Tom Burr – Parque Lage [Rio de Janeiro]
November – December 2019
Tom Burr
Parque Lage [Rio de Janeiro]
November – December 2019

The Parque Lage School of Visual Arts is pleased to host this exhibition by American artist Tom Burr (United States, 1963) at its Stables. Over the past three decades, Burr has claimed the rigid forms of minimalism and abstract art through an investigation that evokes intimacy often in relation with specific personas – here, Hélio Oiticica (1937-1980). Tom Burr’s sculptures, collages and critical texts reconsider the sculptural tradition by engaging with the presumed boundaries between public and private, questioning notions of neutrality. Through the use of a queer position, Burr has interrogated power dynamics inherent in culture by creating objects and installations that attempt to implicate the body of the viewer. About a year after the opening of the censored exhibition Queermuseu, Hélio-Centricities: Coda extends Parque Lage’s interest in a critical, emancipatory and insubordinate reading of art history.

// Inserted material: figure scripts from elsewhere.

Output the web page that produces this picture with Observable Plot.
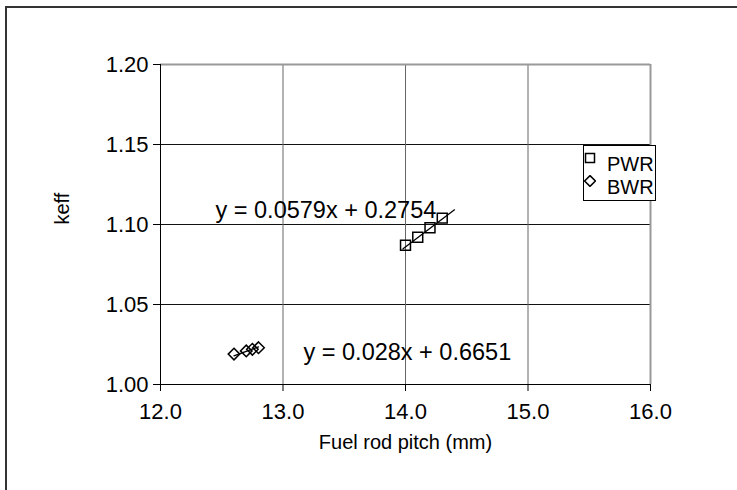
<!DOCTYPE html>
<html>
<head>
<meta charset="utf-8">
<script src="https://cdn.jsdelivr.net/npm/d3@7"></script>
<script src="https://cdn.jsdelivr.net/npm/@observablehq/plot@0.6"></script>
<style>
  html, body { margin: 0; padding: 0; background: #fff; }
  #wrap { position: relative; width: 737px; height: 490px; overflow: hidden; background: #fff;
          font-family: "Liberation Sans", Arial, sans-serif; }
  #wrap svg { position: absolute; left: 0; top: 0; }
  #outer { position: absolute; left: 5px; top: 6px; width: 900px; height: 700px;
           border-left: 2px solid #333; border-top: 2px solid #333; }
  #legend { position: absolute; left: 583px; top: 145px; width: 71px; height: 54px;
            border: 1px solid #000; background: #fff; font-size: 20px; color: #000; }
  .item { position: absolute; left: 0; height: 24px; line-height: 24px; }
  .item svg { position: absolute; left: 8px; top: 6px; }
  .item span { position: absolute; left: 23px; top: 0; }
</style>
</head>
<body>
<div id="wrap"></div>
<script>
// ---- data ----
const xTicks = [12, 13, 14, 15, 16];
const yTicks = [1.00, 1.05, 1.10, 1.15, 1.20];
const seriesNames = ["PWR", "BWR"];
const pwrPitch = [14.0, 14.1, 14.2, 14.3];
const pwrKeff = [1.087, 1.092, 1.098, 1.104];
const bwrPitch = [12.6, 12.7, 12.75, 12.8];
const bwrKeff = [1.019, 1.021, 1.022, 1.023];
const pwrFit = { slope: 0.0579, intercept: 0.2754, from: 13.98, to: 14.4 };
const bwrFit = { slope: 0.028, intercept: 0.6651, from: 12.6, to: 12.8 };
const pwrEq = "y = 0.0579x + 0.2754";
const bwrEq = "y = 0.028x + 0.6651";
const xLabel = "Fuel rod pitch (mm)";
const yLabel = "keff";

const pwr = pwrPitch.map((x, i) => ({ x, y: pwrKeff[i] }));
const bwr = bwrPitch.map((x, i) => ({ x, y: bwrKeff[i] }));
const fitLine = f => [f.from, f.to].map(x => ({ x, y: f.slope * x + f.intercept }));

const chart = Plot.plot({
  width: 737,
  height: 490,
  marginLeft: 160,
  marginRight: 87,
  marginTop: 64,
  marginBottom: 106,
  style: { fontFamily: "Liberation Sans, Arial, sans-serif", fontSize: "20px", background: "transparent", overflow: "visible" },
  x: { domain: [12, 16] },
  y: { domain: [1.0, 1.2] },
  marks: [
    Plot.gridY(yTicks, { stroke: "#111", strokeOpacity: 1 }),
    Plot.gridX(xTicks, { stroke: "#666", strokeOpacity: 1 }),
    Plot.ruleY([1.2], { stroke: "#999", strokeWidth: 2 }),
    Plot.ruleX([16], { stroke: "#999", strokeWidth: 2 }),
    Plot.axisX(xTicks, { tickFormat: d3.format(".1f"), tickSize: 7, tickPadding: 12, fontSize: 22, label: null }),
    Plot.axisY(yTicks, { tickFormat: d3.format(".2f"), tickSize: 7, tickPadding: 5, fontSize: 22, label: null }),
    Plot.ruleX([12], { stroke: "#000" }),
    Plot.ruleY([1.0], { stroke: "#000" }),
    Plot.line(fitLine(pwrFit), { x: "x", y: "y", stroke: "#000", strokeWidth: 1.3 }),
    Plot.line(fitLine(bwrFit), { x: "x", y: "y", stroke: "#000", strokeWidth: 1.3 }),
    Plot.dot(pwr, { x: "x", y: "y", symbol: "square", r: 5.6, stroke: "#000", strokeWidth: 1.5, fill: "none" }),
    Plot.dot(bwr, { x: "x", y: "y", symbol: "diamond2", r: 5.2, stroke: "#000", strokeWidth: 1.5, fill: "none" }),
    Plot.text([pwrEq], { text: d => d, frameAnchor: "top-left", dx: 55, dy: 146, textAnchor: "start", lineAnchor: "middle", fontSize: 23.5, fill: "#000" }),
    Plot.text([bwrEq], { text: d => d, frameAnchor: "top-left", dx: 143, dy: 288, textAnchor: "start", lineAnchor: "middle", fontSize: 23.5, fill: "#000" }),
    Plot.text([xLabel], { text: d => d, frameAnchor: "bottom", dy: 58, lineAnchor: "middle", fontSize: 20, fill: "#000" }),
    Plot.text([yLabel], { text: d => d, frameAnchor: "left", dx: -98, rotate: -90, lineAnchor: "middle", fontSize: 20, fill: "#000" })
  ]
});

const wrap = document.getElementById("wrap");
wrap.appendChild(chart);
const outer = document.createElement("div");
outer.id = "outer";
wrap.appendChild(outer);

const legend = document.createElement("div");
legend.id = "legend";
const symbols = {
  PWR: '<svg width="12" height="12"><rect x="1.5" y="1.5" width="9" height="9" fill="none" stroke="#000" stroke-width="1.5"/></svg>',
  BWR: '<svg width="12" height="12"><path d="M6 0.6 L11.4 6 L6 11.4 L0.6 6 Z" fill="none" stroke="#000" stroke-width="1.5"/></svg>'
};
seriesNames.forEach((name, i) => {
  const it = document.createElement("div");
  it.className = "item";
  it.style.top = (6 + i * 23) + "px";
  it.innerHTML = symbols[name] + "<span>" + name + "</span>";
  legend.appendChild(it);
});
wrap.appendChild(legend);
</script>
</body>
</html>
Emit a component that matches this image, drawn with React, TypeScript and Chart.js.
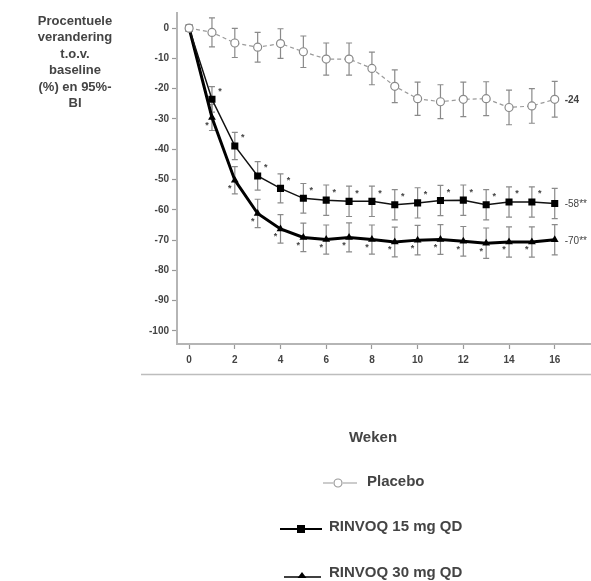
import React, { useEffect, useRef } from "react";
import { Chart, registerables } from "chart.js";

Chart.register(...registerables);

const weeks = [0, 1, 2, 3, 4, 5, 6, 7, 8, 9, 10, 11, 12, 13, 14, 15, 16];
const placebo = [0, -1.4, -4.9, -6.3, -5.1, -7.8, -10.2, -10.2, -13.3, -19.2, -23.3, -24.3, -23.5, -23.3, -26.2, -25.7, -23.5];
const rinvoq15 = [0, -23.5, -38.9, -48.8, -52.9, -56.2, -56.8, -57.2, -57.2, -58.3, -57.7, -56.9, -56.8, -58.3, -57.4, -57.4, -57.9];
const rinvoq30 = [0, -29.5, -50.2, -61.2, -66.3, -69.1, -69.8, -69.1, -69.8, -70.6, -70.0, -69.8, -70.4, -71.0, -70.6, -70.6, -69.9];
const placeboErr = [0, 4.8, 4.8, 4.9, 4.9, 5.2, 5.3, 5.3, 5.4, 5.4, 5.5, 5.6, 5.7, 5.6, 5.7, 5.7, 5.9];
const rinvoq15Err = [0, 4.2, 4.5, 4.7, 4.8, 4.9, 5, 5, 5, 5, 5, 5, 5, 5, 5, 5, 5];
const rinvoq30Err = [0, 4.3, 4.5, 4.7, 4.7, 4.7, 4.8, 4.8, 4.8, 4.9, 4.9, 4.9, 4.9, 5, 5, 5, 5];
const rinvoq15Stars = [false, true, true, true, true, true, true, true, true, true, true, true, true, true, true, true, false];
const rinvoq30Stars = [false, true, true, true, true, true, true, true, true, true, true, true, true, true, true, true, false];
const endLabels = ["-24", "-58**", "-70**"];
const seriesNames = ["Placebo", "RINVOQ 15 mg QD", "RINVOQ 30 mg QD"];
const xTicks = [0, 2, 4, 6, 8, 10, 12, 14, 16];
const yTicks = [0, -10, -20, -30, -40, -50, -60, -70, -80, -90, -100];
const yTitleLines = ["Procentuele", "verandering", "t.o.v.", "baseline", "(%) en 95%-", "BI"];
const xTitle = "Weken";

const FONT = "'Liberation Sans', Arial, Helvetica, sans-serif";
const TEXT = "#444";
const AXIS = "#b5b5b5";

const errors = [placeboErr, rinvoq15Err, rinvoq30Err];
const stars = [null, rinvoq15Stars, rinvoq30Stars];

const customPlugin = {
  id: "custom",
  beforeDatasetsDraw(chart: any) {
    const ctx = chart.ctx;
    const xs = chart.scales.x;
    const ys = chart.scales.y;
    ctx.save();
    // extend x axis line to the right edge
    ctx.strokeStyle = AXIS;
    ctx.lineWidth = 2;
    ctx.beginPath();
    const by = Math.round(chart.chartArea.bottom);
    ctx.moveTo(chart.chartArea.right - 2, by);
    ctx.lineTo(chart.width, by);
    ctx.stroke();
    ctx.strokeStyle = "#8a8a8a";
    ctx.lineWidth = 1.2;
    chart.data.datasets.forEach((ds: any, di: number) => {
      ds.data.forEach((p: any, i: number) => {
        const e = errors[di][i];
        if (!e) return;
        const x = xs.getPixelForValue(p.x);
        const t = ys.getPixelForValue(p.y + e);
        const b = ys.getPixelForValue(p.y - e);
        ctx.beginPath();
        ctx.moveTo(x, t);
        ctx.lineTo(x, b);
        ctx.moveTo(x - 3, t);
        ctx.lineTo(x + 3, t);
        ctx.moveTo(x - 3, b);
        ctx.lineTo(x + 3, b);
        ctx.stroke();
      });
    });
    ctx.restore();
  },
  afterDatasetsDraw(chart: any) {
    const ctx = chart.ctx;
    const xs = chart.scales.x;
    const ys = chart.scales.y;
    ctx.save();
    ctx.fillStyle = "#444";
    ctx.font = `bold 9px ${FONT}`;
    ctx.textAlign = "center";
    ctx.textBaseline = "middle";
    chart.data.datasets.forEach((ds: any, di: number) => {
      const st = stars[di];
      if (!st) return;
      ds.data.forEach((p: any, i: number) => {
        if (!st[i]) return;
        const x = xs.getPixelForValue(p.x);
        const y = ys.getPixelForValue(p.y);
        if (di === 1) ctx.fillText("*", x + 8, y - 8);
        else ctx.fillText("*", x - 5, y + 8);
      });
    });
    ctx.textAlign = "left";
    chart.data.datasets.forEach((ds: any, di: number) => {
      const last = ds.data[ds.data.length - 1];
      const x = xs.getPixelForValue(last.x) + 10;
      const y = ys.getPixelForValue(last.y);
      ctx.font = di === 0 ? `bold 10px ${FONT}` : `10px ${FONT}`;
      ctx.fillText(endLabels[di], x, y + 1);
    });
    ctx.restore();
  },
  afterDraw(chart: any) {
    const ctx = chart.ctx;
    ctx.save();
    // y title
    ctx.fillStyle = TEXT;
    ctx.font = `bold 13px ${FONT}`;
    ctx.textAlign = "center";
    ctx.textBaseline = "middle";
    yTitleLines.forEach((l, i) => ctx.fillText(l, 75, 21 + i * 16.5));
    // separator
    ctx.strokeStyle = "#bdbdbd";
    ctx.lineWidth = 1.5;
    ctx.beginPath();
    ctx.moveTo(141, 374.5);
    ctx.lineTo(591, 374.5);
    ctx.stroke();
    // x title
    ctx.font = `bold 15px ${FONT}`;
    ctx.fillText(xTitle, 373, 438);
    // legend
    ctx.textAlign = "left";
    // placebo
    ctx.strokeStyle = "#999";
    ctx.lineWidth = 1.2;
    ctx.beginPath();
    ctx.moveTo(323, 483);
    ctx.lineTo(333, 483);
    ctx.moveTo(343, 483);
    ctx.lineTo(357, 483);
    ctx.stroke();
    ctx.beginPath();
    ctx.arc(338, 483, 4, 0, Math.PI * 2);
    ctx.fillStyle = "#fff";
    ctx.fill();
    ctx.stroke();
    ctx.fillStyle = TEXT;
    ctx.fillText(seriesNames[0], 367, 482);
    // 15 mg
    ctx.strokeStyle = "#000";
    ctx.lineWidth = 2;
    ctx.beginPath();
    ctx.moveTo(280, 529);
    ctx.lineTo(322, 529);
    ctx.stroke();
    ctx.fillStyle = "#000";
    ctx.fillRect(297, 525, 8, 8);
    ctx.fillStyle = TEXT;
    ctx.fillText(seriesNames[1], 329, 527);
    // 30 mg
    ctx.strokeStyle = "#000";
    ctx.lineWidth = 1.5;
    ctx.beginPath();
    ctx.moveTo(284, 577);
    ctx.lineTo(321, 577);
    ctx.stroke();
    ctx.fillStyle = "#000";
    ctx.beginPath();
    ctx.moveTo(302, 572);
    ctx.lineTo(306.5, 578);
    ctx.lineTo(297.5, 578);
    ctx.closePath();
    ctx.fill();
    ctx.fillStyle = TEXT;
    ctx.fillText(seriesNames[2], 329, 573);
    ctx.restore();
  },
};

export default function App() {
  const ref = useRef<HTMLCanvasElement>(null);
  useEffect(() => {
    const toPts = (arr: number[]) => arr.map((v, i) => ({ x: weeks[i], y: v }));
    const chart = new Chart(ref.current as HTMLCanvasElement, {
      type: "line",
      data: {
        datasets: [
          {
            label: seriesNames[0],
            data: toPts(placebo),
            borderColor: "#9a9a9a",
            borderWidth: 1.2,
            borderDash: [4, 3],
            pointStyle: "circle",
            pointRadius: 4,
            pointBackgroundColor: "#fff",
            pointBorderColor: "#8a8a8a",
            pointBorderWidth: 1.2,
            tension: 0,
          },
          {
            label: seriesNames[1],
            data: toPts(rinvoq15),
            borderColor: "#111",
            borderWidth: 1.5,
            pointStyle: "rect",
            pointRadius: 5,
            pointBackgroundColor: "#000",
            pointBorderColor: "#000",
            pointBorderWidth: 0,
            tension: 0,
          },
          {
            label: seriesNames[2],
            data: toPts(rinvoq30),
            borderColor: "#000",
            borderWidth: 3,
            pointStyle: "triangle",
            pointRadius: 4.5,
            pointBackgroundColor: "#000",
            pointBorderColor: "#000",
            pointBorderWidth: 0,
            tension: 0,
          },
        ],
      },
      options: {
        responsive: false,
        animation: false,
        devicePixelRatio: 1,
        layout: { padding: { top: 13, right: 0, left: 0, bottom: 0 } },
        plugins: { legend: { display: false }, tooltip: { enabled: false }, title: { display: false } },
        scales: {
          x: {
            type: "linear",
            min: -0.53,
            max: 17.36,
            afterBuildTicks: (s: any) => {
              s.ticks = xTicks.map((v) => ({ value: v }));
            },
            afterFit: (s: any) => {
              s.height = 237;
              s.paddingLeft = 0;
              s.paddingRight = 0;
            },
            grid: { drawOnChartArea: false, drawTicks: true, tickLength: 5, tickColor: "#999", tickWidth: 1.2 },
            border: { color: AXIS, width: 2 },
            ticks: { color: TEXT, font: { family: FONT, size: 10, weight: "bold" }, padding: 5, maxRotation: 0, autoSkip: false },
          },
          y: {
            type: "linear",
            min: -104.3,
            max: 5,
            afterBuildTicks: (s: any) => {
              s.ticks = yTicks.map((v) => ({ value: v }));
            },
            afterFit: (s: any) => {
              s.width = 177;
              s.paddingTop = 0;
              s.paddingBottom = 0;
            },
            grid: { drawOnChartArea: false, drawTicks: true, tickLength: 5, tickColor: "#999", tickWidth: 1.2 },
            border: { color: AXIS, width: 2 },
            ticks: { color: TEXT, font: { family: FONT, size: 10, weight: "bold" }, padding: 3, autoSkip: false },
          },
        },
      },
      plugins: [customPlugin],
    } as any);
    return () => chart.destroy();
  }, []);
  return (
    <div style={{ position: "absolute", left: 0, top: 0, width: 591, height: 581, background: "#fff" }}>
      <canvas ref={ref} width={591} height={581} style={{ width: 591, height: 581, display: "block" }} />
    </div>
  );
}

Parque Lage School of Visual Arts

Installation Views
Artist's text

Eu esbarro em coisas, eu bato contra possibilidades parcialmente vendado; eu ando sonambulo. Eu murmuro em meu sono e depois me respondo. Eu acordo quando não estou dormindo; eu durmo enquanto estou acordado.
Tom Burr, “sem título”, 2011

 

A obra nasce de apenas um toque na matéria. Quero que a matéria de que é feita a minha obra permaneça tal como é; o que a transforma em expressão é nada mais que um sopro; sopro interior, de plenitude cósmica. Fora disso não há obra. Basta um toque, nada mais.
Hélio Oiticica, in “Aspiro ao grande labirinto”, 1960

 

Exhibitions are about exposure. They expose spaces, objects and ideas to the intense light and scrutiny of a public’s gaze. Artists are given exposure, granted attention, through the play of exhibition making, while also performing within a web of expectation and desire: to show, to connect, to reveal, to expose. Artists are exposed. I am exposed. And I have fantasies about exposing myself to you, while holding up a mirror to expose you in return.

Hélio-Centricities: Coda was constructed to be an amorous encounter, between the site of the exhibition, Hélio Oiticica, and myself. Through forms of influence and mimicry, and of losing oneself in another – another object, another body, another brain – I wanted to partially collapse what I do into what Oiticica has done, blurring the lines between our selves, exposing our affinities and our distances.

At auroras in São Paulo where the project began, I worked and slept through the month of March in rooms located just above the exhibition space. Formerly a domestic space, there is an intimacy there that persists, and framed the work. There is also a rigidity of containment and protection, and a specific anxiety of inside versus outside the envelope of the house, which also affected my thoughts.

At Parque Lage there is a legacy of private ownership as well, but there is also an architectural fluidity to the site, and I found myself considering the many rooms and corridors formed by the intricate trails and openings in the adjacent forest parkscape – potential spaces to show, to connect, to reveal, to expose — alongside the institutional spaces of the school. I wandered through both, and imagined how bodies transform from one to the other, who it is possible to become, and what particular exposures are at stake.

Tom Burr

About the artist

Tom Burr (New Haven, Connecticut – 1963) works with sculptural and collage-based form, alongside photography and writing. Emerging out of legacies of minimalism, conceptualism, feminist art practice and institutional critique, Burr’s work has reflected this history alongside his own biographical coordinates to consider notions of subjectivity and place, desire and states of control, and shifting queer conditions.

Since the late 1980s Burr has exhibited in numerous venues internationally. After attending the School of Visual Arts and the Whitney Independent Study Program in New York, Burr joined American Fine Arts, Co, where his exhibitions during the 1990s and early 2000s helped to ignite a dialogue around expanded ideas of site-specificity, form, queer subjectivities and current political forces. Solo exhibitions have been presented at Secession, Vienna; the Whitney Museum of American Art, NY; Museum für Gegenwartskunst, Basel; Savannah College of Art and Design Museum, Savannah; and FRAC Champagne-Ardenne, Reims, among others. Burr’s work has been included in Skulptur Projekte Münster; Istanbul Biennial; and the Whitney Biennial, among other international survey exhibitions. ‘Tom Burr, Anthology: Writings 1991-2015’ was published by Sternberg Press in 2015. In April 2019, Burr exhibited for the first time in Brazil at Auroras, São Paulo.